17.2f Legislative: Powers and Functions Flashcards Preview

XVII Politics Comparing Democracies > 17.2f Legislative: Powers and Functions > Flashcards

Flashcards in 17.2f Legislative: Powers and Functions Deck (7)
Loading flashcards...

Scrutiny in Congress

Congress scrutinises the executive differently to Parliament

Separation of powers means that no executive members are members of Congress, and so there is no oversight on the floor of either chamber, as with Question Time in Parliament.

Congress can remove a member of the executive from office through impeachment.

Committees summon members of the executive to answer questions before them, however, the president does not appear before a committee.

Congress votes to confirm executive and Supreme Court appointments.

Congress votes to ratify treaties.


Scrutiny in Parliament

Parliament has many opportunities to scrutinise the executive.

Question time, including Prime Minister’s questions, provides the opportunity to question a minister’s actions and policies.

Select committees scrutinise government departments and question the ministers leading them.

Backbenchers write questions to ministers, and MPs ask about issues which affect their constituents.

A vote of no confidence can be tabled to try to remove the government and prime minister.


Lawmaking in the US

In Congress, the Senate and House of Representatives have equal lawmaking powers.

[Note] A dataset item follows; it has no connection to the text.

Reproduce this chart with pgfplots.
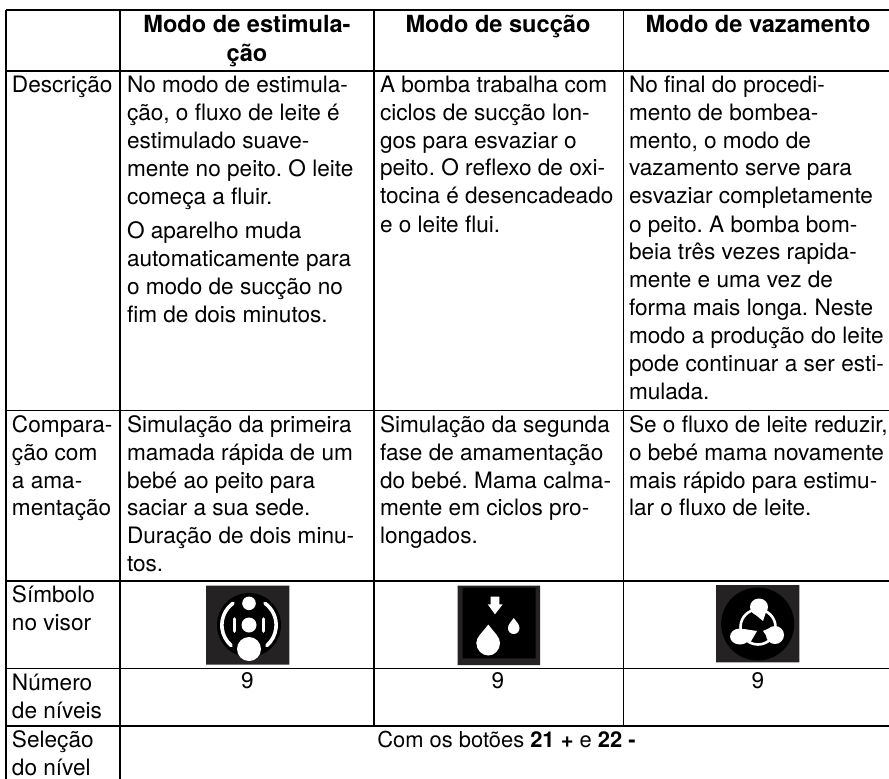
\documentclass[border=0pt]{standalone}
\usepackage{fontspec}
\setmainfont{TeX Gyre Heros}
\usepackage{pgfplots}
\pgfplotsset{compat=1.18}
\frenchspacing
\newcommand\T[3]{\node[anchor=base west,inner sep=0pt,outer sep=0pt] at (axis cs:#1,#2) {\fontsize{22.6}{26}\selectfont\frenchspacing #3};}
\newcommand\C[3]{\node[anchor=base,inner sep=0pt,outer sep=0pt] at (axis cs:#1,#2) {\fontsize{22.6}{26}\selectfont\frenchspacing #3};}
\newcommand\B[3]{\node[anchor=base,inner sep=0pt,outer sep=0pt] at (axis cs:#1,#2) {\fontsize{23.6}{26}\selectfont\bfseries #3};}
\definecolor{ico}{HTML}{242223}
\begin{document}
\begin{tikzpicture}[x=1pt,y=1pt]
\path[use as bounding box] (0,0) rectangle (889,779);
\begin{axis}[at={(0,0)},anchor=south west,scale only axis,width=889pt,height=779pt,
 xmin=0,xmax=889,ymin=0,ymax=779,y dir=reverse,hide axis,clip=false]
% icon 1
\addplot[draw=none,fill=ico,forget plot] coordinates {(206,585.7)(289.3,585.7)(289.3,664.5)(206,664.5)(206,585.7)};
\fill[black] (axis cs:249,625) circle[radius=32pt];
\fill[white] (axis cs:249,603.3) circle[radius=6.8pt];
\fill[white] (axis cs:249,625) circle[radius=7.5pt];
\fill[white] (axis cs:249,649) circle[radius=12pt];
\draw[white,line width=3.6pt,line cap=round] (axis cs:233,603.3) arc[start angle=126,end angle=229,radius=27pt];
\draw[white,line width=3.6pt,line cap=round] (axis cs:265,603.3) arc[start angle=54,end angle=-49,radius=27pt];
\draw[white,line width=3.6pt,line cap=round] (axis cs:234.5,619) -- (axis cs:234.5,631);
\draw[white,line width=3.6pt,line cap=round] (axis cs:263.5,619) -- (axis cs:263.5,631);
% icon 2
\addplot[draw=none,fill=ico,forget plot] coordinates {(457.7,585.7)(540,585.7)(540,665)(457.7,665)(457.7,585.7)};
\addplot[draw=none,fill=black,forget plot] coordinates {(462.7,587.7)(535.7,587.7)(535.7,658.3)(462.7,658.3)(462.7,587.7)};
\fill[white] (axis cs:490.7,596.7)--(axis cs:499.3,596.7)--(axis cs:499.3,604.3)--(axis cs:502.7,604.3)--(axis cs:495,614.3)--(axis cs:487.7,604.3)--(axis cs:490.7,604.3)--cycle;
\fill[white] (axis cs:488.3,624.5) .. controls (axis cs:482,633) and (axis cs:476.3,637) .. (axis cs:476.3,643) .. controls (axis cs:476.3,650) and (axis cs:482,655.5) .. (axis cs:488.3,655.5) .. controls (axis cs:494.5,655.5) and (axis cs:500,650) .. (axis cs:500,643) .. controls (axis cs:500,637) and (axis cs:494.5,633) .. cycle;
\fill[white] (axis cs:513.7,618) .. controls (axis cs:511,622) and (axis cs:508,624.5) .. (axis cs:508,628) .. controls (axis cs:508,631.5) and (axis cs:510.5,634) .. (axis cs:513.7,634) .. controls (axis cs:517,634) and (axis cs:519.5,631.5) .. (axis cs:519.5,628) .. controls (axis cs:519.5,624.5) and (axis cs:516.5,622) .. cycle;
% icon 3
\addplot[draw=none,fill=ico,forget plot] coordinates {(716,585)(799.3,585)(799.3,662.3)(716,662.3)(716,585)};
\fill[black] (axis cs:757.7,624) circle[radius=36.5pt];
\draw[white,line width=2.6pt] (axis cs:758,627) circle[radius=17.5pt];
\fill[white] (axis cs:759,607) ellipse[x radius=9pt,y radius=8.5pt];
\fill[white] (axis cs:751,611)--(axis cs:767,609)--(axis cs:763,621)--(axis cs:757,616)--cycle;
\fill[white] (axis cs:740,636.5) ellipse[x radius=10pt,y radius=8pt];
\fill[white] (axis cs:744,629)--(axis cs:757,631)--(axis cs:750,643)--cycle;
\fill[white] (axis cs:775,635) ellipse[x radius=9pt,y radius=9pt];
\fill[white] (axis cs:763,631)--(axis cs:772,627)--(axis cs:771,643)--cycle;
% grid
\addplot[black,line width=1.4pt,forget plot] coordinates {(6,10)(889,10)};
\addplot[black,line width=1.4pt,forget plot] coordinates {(6,71)(889,71)};
\addplot[black,line width=1.4pt,forget plot] coordinates {(6,410.5)(889,410.5)};
\addplot[black,line width=1.4pt,forget plot] coordinates {(6,581)(889,581)};
\addplot[black,line width=1.4pt,forget plot] coordinates {(6,668.5)(889,668.5)};
\addplot[black,line width=1.4pt,forget plot] coordinates {(6,726)(889,726)};
\addplot[black,line width=1.4pt,forget plot] coordinates {(6,10)(6,779)};
\addplot[black,line width=1.4pt,forget plot] coordinates {(120,10)(120,779)};
\addplot[black,line width=1.4pt,forget plot] coordinates {(374,10)(374,726)};
\addplot[black,line width=1.4pt,forget plot] coordinates {(623.5,10)(623.5,726)};
% header
\B{247}{32}{Modo de estimula-}
\B{247}{61}{ção}
\B{498}{32}{Modo de sucção}
\B{758}{32}{Modo de vazamento}
% first column
\T{12}{92}{Descrição}
\T{12}{432}{Compara-}
\T{12}{460}{ção com}
\T{12}{488}{a ama-}
\T{12}{515}{mentação}
\T{12}{602}{Símbolo}
\T{12}{630}{no visor}
\T{12}{690}{Número}
\T{12}{718}{de níveis}
\T{12}{747}{Seleção}
\T{12}{775}{do nível}
% col 2
\T{127}{92}{No modo de estimula-}
\T{127}{120}{ção, o fluxo de leite é}
\T{127}{148}{estimulado suave-}
\T{127}{176}{mente no peito. O leite}
\T{127}{204}{começa a fluir.}
\T{127}{238}{O aparelho muda}
\T{127}{266}{automaticamente para}
\T{127}{294}{o modo de sucção no}
\T{127}{322}{fim de dois minutos.}
\T{127}{432}{Simulação da primeira}
\T{127}{460}{mamada rápida de um}
\T{127}{488}{bebé ao peito para}
\T{127}{515}{saciar a sua sede.}
\T{127}{543}{Duração de dois minu-}
\T{127}{571}{tos.}
% col 3
\T{380}{92}{A bomba trabalha com}
\T{380}{120}{ciclos de sucção lon-}
\T{380}{148}{gos para esvaziar o}
\T{380}{175}{peito. O reflexo de oxi-}
\T{380}{203}{tocina é desencadeado}
\T{380}{232}{e o leite flui.}
\T{380}{432}{Simulação da segunda}
\T{380}{460}{fase de amamentação}
\T{380}{488}{do bebé. Mama calma-}
\T{380}{515}{mente em ciclos pro-}
\T{380}{543}{longados.}
% col 4
\T{629}{92}{No final do procedi-}
\T{629}{120}{mento de bombea-}
\T{629}{148}{mento, o modo de}
\T{629}{175}{vazamento serve para}
\T{629}{203}{esvaziar completamente}
\T{629}{232}{o peito. A bomba bom-}
\T{629}{259}{beia três vezes rapida-}
\T{629}{287}{mente e uma vez de}
\T{629}{315}{forma mais longa. Neste}
\T{629}{343}{modo a produção do leite}
\T{629}{371}{pode continuar a ser esti-}
\T{629}{399}{mulada.}
\T{629}{432}{Se o fluxo de leite reduzir,}
\T{629}{460}{o bebé mama novamente}
\T{629}{488}{mais rápido para estimu-}
\T{629}{515}{lar o fluxo de leite.}
% levels
\C{247.5}{688}{9}
\C{498}{688}{9}
\C{758}{688}{9}
\node[anchor=base,inner sep=0pt,outer sep=0pt] at (axis cs:506.5,747) {\fontsize{21.9}{26}\selectfont\frenchspacing Com os botões \textbf{21 +} e \textbf{22 -}};
\end{axis}
\end{tikzpicture}
\end{document}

Bills must pass through both the House and the Senate, which includes a committee and voting stage before it can be signed into law by the president.

Bills pass through both houses of Congress at the same time.

If the bill fails in one of the chambers then it dies and does not become law.


Lawmaking in the UK

In Parliament, the House of Commons has more lawmaking power than the House of Lords.

The House of Lords can propose amendments and delay legislation, but lacks the power to stop bills passing into law.


Comparing lawmaking 1

In Parliament, most legislation is from the government’s legislative programme.

In Congress there is no government programme of legislation.


Comparing representation 1

Representation of constituents is highly important in Congress.

Whilst representation of constituents is still important in parliament, the party has more of an influence over parliament’s members than in Congress.


Comparing representation 2

Members of Congress prioritise representing their constituents over their party, as constituents choose each party’s candidate for Congress and vote for them in elections.

In the UK, the party has influence over MPs because they select the candidates who stand for election.

In 2016 the Republican member Tim Huelskamp lost his primary in Kansas to another Republican nominee and so could not stand for congressional election for the Republican Party.